Pre-dawn Friday, House members passed budget legislation, agreeing on a $300 billion increase in military and domestic spending to keep dysfunctional government running – Trump expected to sign the measure into law later today.
The shutdown lasted hours. Three weeks ago, it shut down for three days. Undemocratic Dems caved, agreeing to another continuing resolution to keep government running through February 8.
The January shutdown occurred over immigrant rights issues, notably Deferred Action for Childhood Arrivals (DACA), letting undocumented immigrants entering America as minors receive renewable deferred action from deportation, along with work permit eligibility.
Around 850,000 “Dreamers” are affected.
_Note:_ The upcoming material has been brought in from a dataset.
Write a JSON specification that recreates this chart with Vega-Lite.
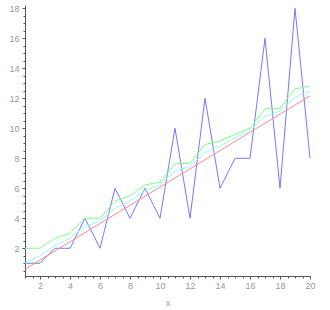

Some estimates put their number at 1.7 million human beings deserving equitable treatment – not thrown under the bus for political reasons.
The issue remains unresolved, leaving them in limbo once budget resolution is signed into law – likely later on Friday, but in Washington, nothing is certain.
The proposed budget deal involves a fifth stopgap bill to fund government through March 23. Another measure will be needed to prevent shutdown.
It’s no way to run government, yet it persists, a game of chicken to see who blinks first.
A Final Comment
The deal agreed on includes:
$165 billion military spending increase;
domestic program spending boosted by $131 billion;
nearly $90 billion in disaster relief funding:
funding community health centers for the next two years;
extending the Children’s Health Insurance Program for four years;
funding for existing infrastructure programs for transportation, drinking water and broadband.